This Learning Tea Center provides a safe and balanced learning environment for girls to live and study. The Learning Tea pays for all living expenses. (Courtesy of The Learning Tea)
This Learning Tea Center provides a safe and balanced learning environment for girls to live and study. The Learning Tea pays for all living expenses.

Courtesy of The Learning Tea

Dr. Bombay’s: A local shop solving the world’s problems

December 4, 2018

Female empowerment is exploding and across the world women are being brought out from under the shadows of men. There are now women in high decision-making positions in the government of the United States and opportunities for low caste girls in India to become educated, giving them the option of having a life free from sex trafficking and ill-health.
Katrell Christie, the owner of the tea shop Dr. Bombay’s Underwater Tea Party, is a prime example of a woman in power because she opened, designed and keeps running her quirky tea and pastry shop. She is an advocate for women empowerment and does everything she can to further the cause.
When Christie first opened Dr.
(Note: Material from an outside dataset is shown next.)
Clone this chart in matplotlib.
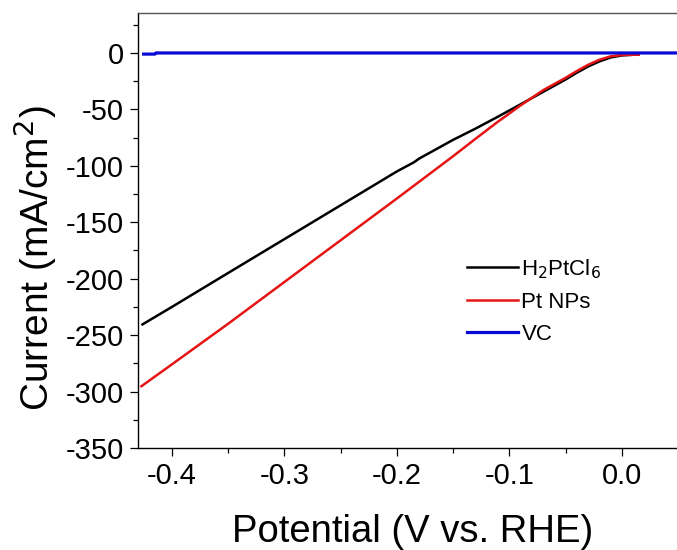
import matplotlib
matplotlib.use("Agg")
import matplotlib.pyplot as plt
from matplotlib.ticker import MultipleLocator

plt.rcParams["font.family"] = ["Liberation Sans", "DejaVu Sans"]

# --- data ---
h2ptcl6_x = [-0.426, -0.40, -0.35, -0.30, -0.25, -0.20, -0.185, -0.18, -0.17, -0.15,
             -0.13, -0.11, -0.09, -0.07, -0.05, -0.04, -0.03, -0.02, -0.01, 0.0, 0.01, 0.015]
h2ptcl6_y = [-240.5, -225.1, -195, -165, -135, -105, -97, -93.5, -88, -77,
             -67, -56.4, -45.5, -34.5, -23.5, -17.5, -12, -7.5, -4, -2.2, -1.6, -1.5]

ptnps_x = [-0.427, -0.40, -0.35, -0.30, -0.25, -0.20, -0.15, -0.13, -0.11, -0.09,
           -0.07, -0.05, -0.04, -0.03, -0.02, -0.01, 0.0, 0.015]
ptnps_y = [-295.3, -276, -240, -203, -166, -129, -91.5, -76, -60.8, -46.5,
           -33, -22, -16, -10.5, -6, -3, -1.8, -1.5]

vc_x = [-0.425, -0.415, -0.414, 0.049]
vc_y = [-1, -1, 0, 0]

labels = ["H$_2$PtCl$_6$", "Pt NPs", "VC"]

fig = plt.figure(figsize=(6.77, 5.5), dpi=100)
ax = fig.add_axes([138 / 677, 1 - 448 / 550, 1 - 138 / 677, (448 - 13) / 550])

ax.plot(h2ptcl6_x, h2ptcl6_y, color="black", lw=1.8, label=labels[0])
ax.plot(ptnps_x, ptnps_y, color="#e51515", lw=1.8, label=labels[1])
ax.plot(vc_x, vc_y, color="#0a0ad8", lw=2.3, label=labels[2])

ax.set_xlim(-0.430, 0.049)
ax.set_ylim(-350, 35.4)

ax.xaxis.set_major_locator(MultipleLocator(0.1))
ax.xaxis.set_minor_locator(MultipleLocator(0.05))
ax.yaxis.set_major_locator(MultipleLocator(50))
ax.yaxis.set_minor_locator(MultipleLocator(25))
ax.set_xticks([-0.4, -0.3, -0.2, -0.1, 0.0])
ax.set_xticklabels(["-0.4", "-0.3", "-0.2", "-0.1", "0.0"])
ax.set_yticks([0, -50, -100, -150, -200, -250, -300, -350])
ax.set_yticklabels(["0", "-50", "-100", "-150", "-200", "-250", "-300", "-350"])

ax.tick_params(which="major", direction="out", length=6, width=0.9, labelsize=21, pad=4)
ax.tick_params(which="minor", direction="out", length=3.5, width=0.9)
ax.tick_params(top=False, right=False, which="both")

ax.spines["right"].set_visible(False)
ax.spines["top"].set_color("#555555")
for s in ["left", "bottom", "top"]:
    ax.spines[s].set_linewidth(1.0)

fig.text(35 / 677, 1 - 258 / 550, "Current (mA/cm$^2$)", rotation=90,
         ha="center", va="center", fontsize=28)
fig.text(413 / 677, 1 - 532 / 550, "Potential (V vs. RHE)",
         ha="center", va="center", fontsize=27.5)

ax.legend(loc="upper left", bbox_to_anchor=(467 / 677, 1 - 257 / 550),
          bbox_transform=fig.transFigure, frameon=False, fontsize=16,
          handlelength=2.3, handletextpad=0.15, borderpad=0, borderaxespad=0,
          labelspacing=0.5)

fig.savefig("out.png", dpi=100)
Bombays in 2008, she wanted it to be a community center where people could get together and spend time with one another. Her vision has come to life.
“I think Dr. Bombay’s has a great atmosphere and is very conducive to learning,” said Grady sophomore Kristen Hart. “I enjoy doing my work and getting a cup of tea while I’m at it.”
When you walk through the deep garnet red double doors of Dr. Bombay’s, you are immediately enveloped in the essence of Candler Park. The tables are all sizes and none of the chairs match. The tea cups, all collected over the years from flea markets and antique shops are not part of any matching set. Right on top of the ice cream counter, next to the scones, is a fishbowl with a little note on it.
The short note describes Christie’s adventure to India and asks the community to make donations so that she can help to educate girls in India who barely have any of the opportunities US citizens take for granted.
India was never a destination for Christie until a customer who had a Rotary Ambassador Scholarship sought her out to come to help with her international project of aiding handicapped women in Hyderabad, India. At first the idea seemed absurd. Christie was running a small business, which meant 80 hour work weeks, but after much persistence, she gave in.
“This one day I had one employee quit, another steal, and a third not show up for work and she walked in that day and asked me if I wanted to go to India,” said Christie. “I said absolutely, I will go if you help me book the ticket right now because otherwise I will lose my mind over this business.”
When the scholarship project finished earlier than expected, Christie took advantage of her extra time in India by spending time at an orphanage in Darjeeling that housed about 50 girls ages four to sixteen. The orphanage was government funded and at age sixteen, the girls were kicked out onto the streets with no education and nowhere to go.
“I was there for about a month and I went every day to color and sing songs,” said Christie. “I just kind of spent time with them. We drew pictures to overcome the language barrier”
Over the month that she spent there, she grew to love the girls and when she figured out that three of them were going to time-out and be kicked out of the orphanage, she decided that she wanted to do something to help them.
“I told them I would figure something out and be back in six months and that they could count on me,” said Christie. “I was going to go back and tell my community what I had seen.”
This is where the fishbowl was born. In just six months, her little shop had collected enough money to rent and apartment for 6 months, buy uniforms, pay school tuition, purchase household items, arrange a food stipend, and pay for a gas tank. Christie managed to set up a life plan for the three sixteen year old girls who had no future in a mere six months. Her plan was called The Learning Tea and Dr. Bombay’s was at the heart of it.
Dr. Bombay’s hosts monthly Indian dinners where all the proceeds go towards the orphanage. In addition, the books that line the walls of the shop are all on sale for one dollar, and that money also goes towards The Learning Tea.
“I love the idea of books and I like the idea of tea and I like the idea of people having a space where they can get together and talk and meet each other, but I don’t know if it would have ever worked if it weren’t for this community,” said Christie.
Over time the idea of a community meeting place slowly morphed into a to center for raising funds to open up opportunities for women in India.
When she returned to India for the first time, she was excited to be the bearer of good news because she knew the girls didn’t get much of it. Christie expected to see looks of genuine surprise as she opened the big doors to the orphanage.
“They looked out the door and saw me and I said ‘I actually came back, can you believe I came back?’,” said Christie. “It was a big deal for me because I was worrying about them all the time. The girls responded with “No you said you were going to come back and nobody had ever said that to us before.”
Christie returns to India every 6 months and now with the help of the Candler park community funds 12 girls’ education, rent and any other basic needs. Christie made it possible for low caste girls from an orphanage to graduate high school and move on to a college degree. Girls before them in the same position are more often than not brought into the world of sex-trafficking or turn up missing.
“I wanted to solve things instead of putting a bandaid over them,” said Christie. “College education is key to getting out of a vicious cycle of poverty.”